Dilatory pleas, by the laws of the late government of the country, were presented and disposed of, before the answer on the merits was filed. It is the opinion of this court, that the act above alluded to impliedly abolished that practice, by requiring the defendant to answer, within a certain delay, every material fact stated in the plaintiff’s petition—and that from thence it became the duty of defendants to file, within that delay, their allegations on the merits of the case, and at the same time such exceptions as they might wish to avail themselves of. But, this had never been settled by any positive decision, and the district judge seems to have considered the plea as regularly filed, since he acted *173upon it, heard it argued and decided on its merits. At any rate, the situation of the defendant, after the admission and disposal of his plea, could not be worse than if he had not answered at all. When no answer has been filed, within the fixed delay, it is discretionary with the judge to allow the defendant further time to file it: but, in the exercise of that discretion, he certainly can do nothing else than granting or refusing it: he can impose no conditions on the defendant that with deprive him of rights secured to him by law.

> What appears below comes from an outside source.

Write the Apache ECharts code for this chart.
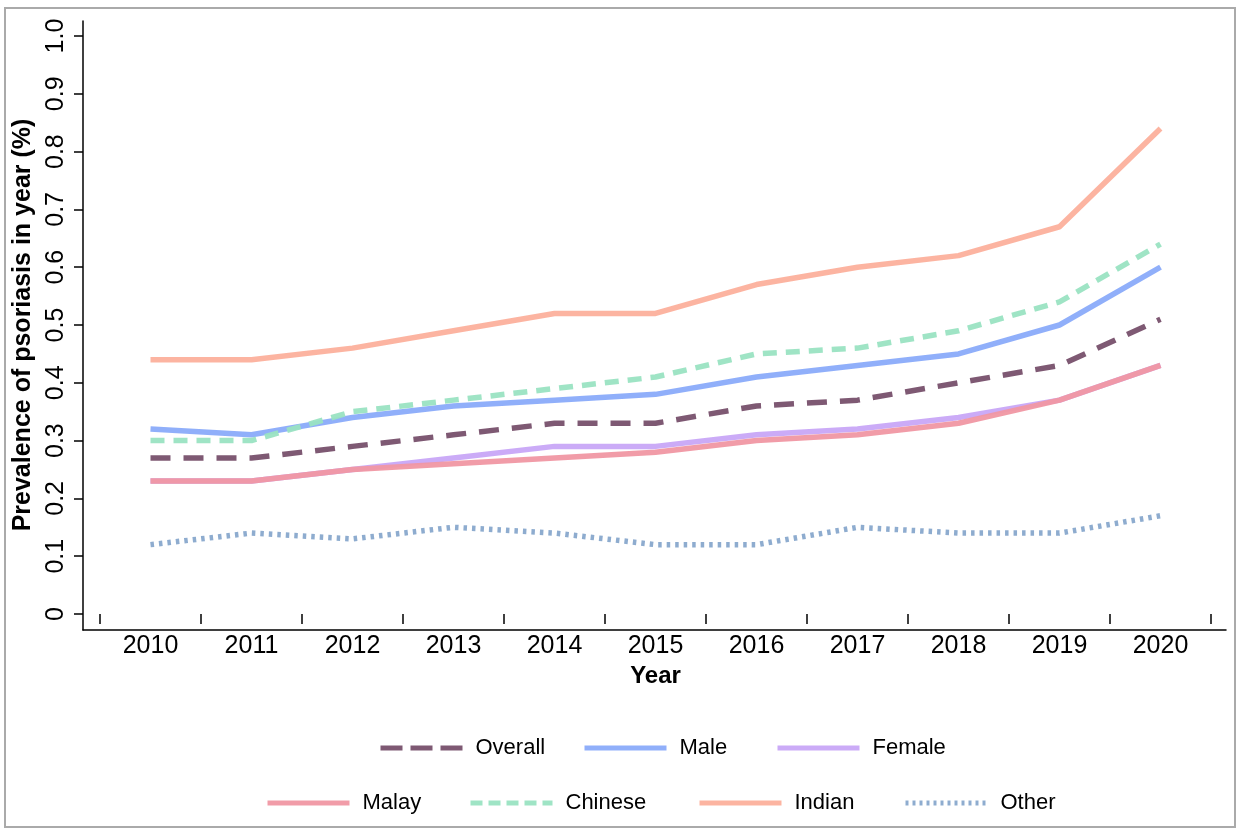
<!DOCTYPE html>
<html>
<head>
<meta charset="utf-8">
<script src="https://cdn.jsdelivr.net/npm/echarts@6/dist/echarts.min.js"></script>
<style>
html,body{margin:0;padding:0;background:#fff;}
#chart{width:1237px;height:829px;}
</style>
</head>
<body>
<div id="chart"></div>
<script>
var years = ['2010','2011','2012','2013','2014','2015','2016','2017','2018','2019','2020'];
var yTicks = [0,0.1,0.2,0.3,0.4,0.5,0.6,0.7,0.8,0.9,1.0];
var overall = [0.27,0.27,0.29,0.31,0.33,0.33,0.36,0.37,0.40,0.43,0.51];
var male    = [0.32,0.31,0.34,0.36,0.37,0.38,0.41,0.43,0.45,0.50,0.60];
var female  = [0.23,0.23,0.25,0.27,0.29,0.29,0.31,0.32,0.34,0.37,0.43];
var malay   = [0.23,0.23,0.25,0.26,0.27,0.28,0.30,0.31,0.33,0.37,0.43];
var chinese = [0.30,0.30,0.35,0.37,0.39,0.41,0.45,0.46,0.49,0.54,0.64];
var indian  = [0.44,0.44,0.46,0.49,0.52,0.52,0.57,0.60,0.62,0.67,0.84];
var other   = [0.12,0.14,0.13,0.15,0.14,0.12,0.12,0.15,0.14,0.14,0.17];

var FONT = '"Liberation Sans", Arial, Helvetica, sans-serif';

var seriesDefs = [
  {name:'Overall', data:overall, color:'#77506b', type:[20,13], legType:[22,8], lx:378, ly:745},
  {name:'Male',    data:male,    color:'#8aabfa', type:'solid', legType:'solid', lx:582, ly:745},
  {name:'Female',  data:female,  color:'#c8a7f7', type:'solid', legType:'solid', lx:775, ly:745},
  {name:'Malay',   data:malay,   color:'#f097a3', type:'solid', legType:'solid', lx:265, ly:800},
  {name:'Chinese', data:chinese, color:'#9ae3c2', type:[14,9], legType:[12,6], lx:468, ly:800},
  {name:'Indian',  data:indian,  color:'#fcb09c', type:'solid', legType:'solid', lx:697, ly:800},
  {name:'Other',   data:other,   color:'#88a8cc', type:[3.5,5], legType:[3,4], lx:903, ly:800}
];

var series = seriesDefs.map(function(d){
  return {
    name:d.name, type:'line', xAxisIndex:1, yAxisIndex:1,
    data:d.data, symbol:'none', smooth:false,
    itemStyle:{color:d.color},
    lineStyle:{color:d.color, width:5.5, type:d.type, opacity:0.95},
    z:3
  };
});

var legends = seriesDefs.map(function(d){
  return {
    data:[d.name], left:d.lx, top:d.ly-8, padding:0, itemWidth:82, itemHeight:16,
    itemStyle:{opacity:0},
    lineStyle:{width:5, type:d.legType, color:d.color},
    textStyle:{fontFamily:FONT, fontSize:22, color:'#000', padding:[0,0,0,8]},
    selectedMode:false
  };
});

var option = {
  animation:false,
  backgroundColor:'#fff',
  graphic:[{type:'rect', shape:{x:5,y:8,width:1230,height:819}, style:{fill:'none', stroke:'#aaaaaa', lineWidth:2}, z:-1}],
  legend:legends,
  grid:[
    {left:83, right:11, top:21, bottom:199},
    {left:100, right:26, top:36, bottom:215}
  ],
  xAxis:[
    {type:'value', gridIndex:0, min:0, max:1, axisLine:{show:true, lineStyle:{color:'#000', width:1.5}}, axisTick:{show:false}, axisLabel:{show:false}, splitLine:{show:false}},
    {type:'category', gridIndex:1, data:years, boundaryGap:true, offset:16,
     axisLine:{show:false},
     axisTick:{show:true, length:10, lineStyle:{color:'#000', width:1.5}},
     axisLabel:{fontFamily:FONT, fontSize:25, color:'#000', margin:4},
     name:'Year', nameLocation:'middle', nameGap:31,
     nameTextStyle:{fontFamily:FONT, fontSize:24, fontWeight:'bold', color:'#000'},
     splitLine:{show:false}}
  ],
  yAxis:[
    {type:'value', gridIndex:0, min:0, max:1, axisLine:{show:true, lineStyle:{color:'#000', width:1.5}}, axisTick:{show:false}, axisLabel:{show:false}, splitLine:{show:false}},
    {type:'value', gridIndex:1, min:yTicks[0], max:yTicks[yTicks.length-1], interval:0.1, offset:17,
     axisLine:{show:false},
     axisTick:{show:true, length:9, lineStyle:{color:'#000', width:1.5}},
     axisLabel:{fontFamily:FONT, fontSize:25, color:'#000', rotate:90, margin:14,
       formatter:function(v){ return v===0 ? '0' : v.toFixed(1); }},
     name:'Prevalence of psoriasis in year (%)', nameLocation:'middle', nameGap:37, nameRotate:90,
     nameTextStyle:{fontFamily:FONT, fontSize:25, fontWeight:'bold', color:'#000'},
     splitLine:{show:false}}
  ],
  series:series
};

var chart = echarts.init(document.getElementById('chart'), null, {renderer:'canvas'});
chart.setOption(option);
</script>
</body>
</html>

If the judge thought that the plea of the defendant was no legal answer, he might, on the motion of the plaintiff, have granted a judgment by default, but when he permitted the defendant to answer on the merits, he assimilated him to a defendant, who has obtained further time, and who is during that further time, in the situation in which he was, before the delay fixed by law had expired.
Although this court is aware of the inconvenience and loss which must be the result of the delay, in a suit of this nature, the remanding of this cause to a trial by jury is inevitable.
It is, therefore, ordered, adjudged and decreed, that the judgment of the district court be annulled, avoided and reversed, and that the cause be remanded for a trial by jury.